Elgin Mayor Melissa Emmons told the State that local police had warrants prepared for Grant’s arrest for over two years.
Long-suspected in Laster’s death, the defendant pleaded guilty in 2013 to murdering Gabrielle “Gabbiee” Swainson, 15, after abducting her from her home in Columbia, in Richland County, in August 2012. Under the terms of the plea deal, Grant led investigators to where he dumped Swanson’s body — in exchange for a 30-year sentence and for prosecutors dropping charges against his daughter, Dominique Grant, who was previously charged with being an accessory after the fact.

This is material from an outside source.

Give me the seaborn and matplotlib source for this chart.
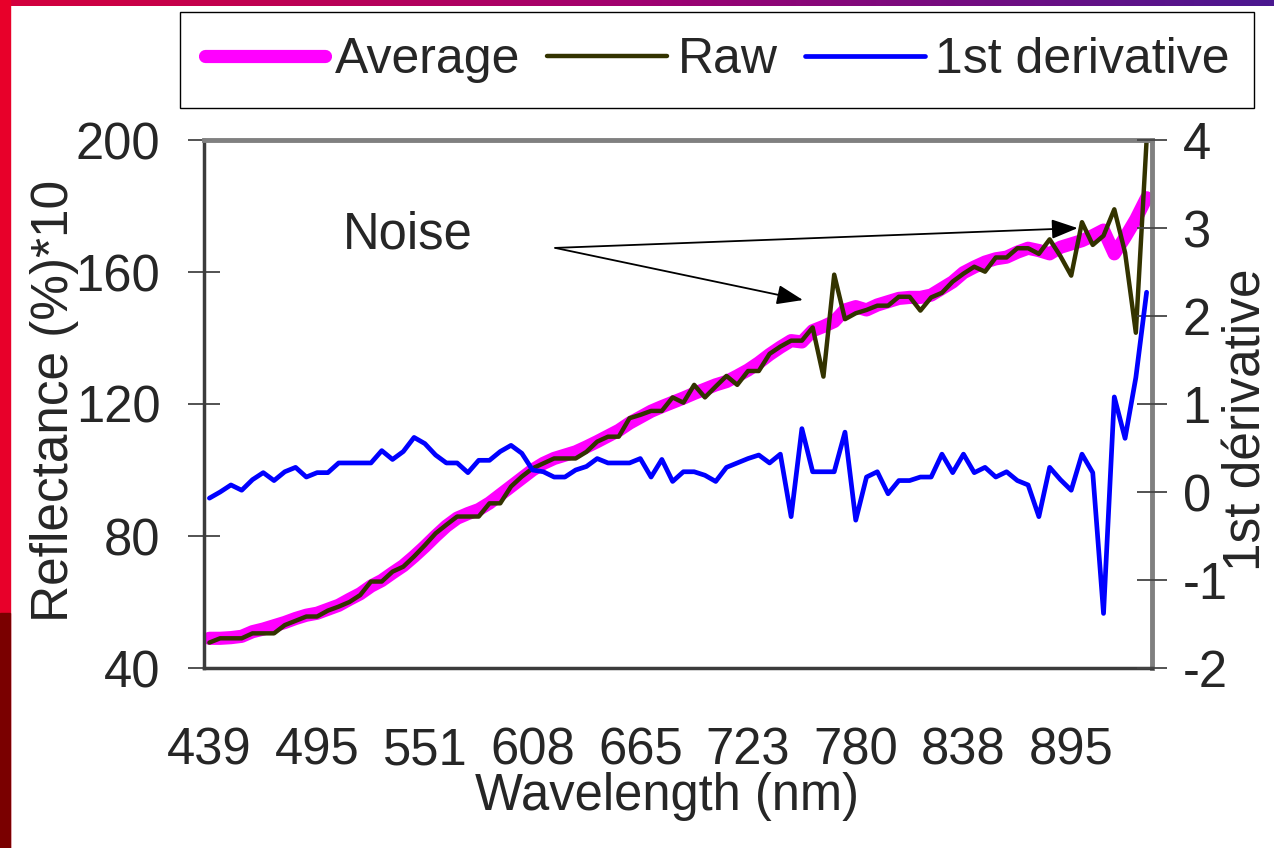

In comments to the State, Lott, the Richland County Sheriff described Grant as a “monster that continues to haunt this community.”
The defendant has also been connected to a third murder.
Over a decade ago, the Kershaw County Sheriff’s Office named Grant a person of interest in the murder of Daniel Lee Wood, 36, who was shot and killed in Lugoff during an argument in October 2011.
“The man who was shot and killed, his address is across the street from Freddie Grant’s,” since-retired Kershaw County sheriff Jim Matthews told WIS-TV in 2012. “He wasn’t shot there, he was shot someplace else, so we feel like they knew each other. And that is really all I’m prepared to talk about right now.”
Lott, for his part, appeared to endorse the triple murder theory.
“We’re not going to stop until we find every victim that Freddie Grant had,” the Richland County sheriff said last month.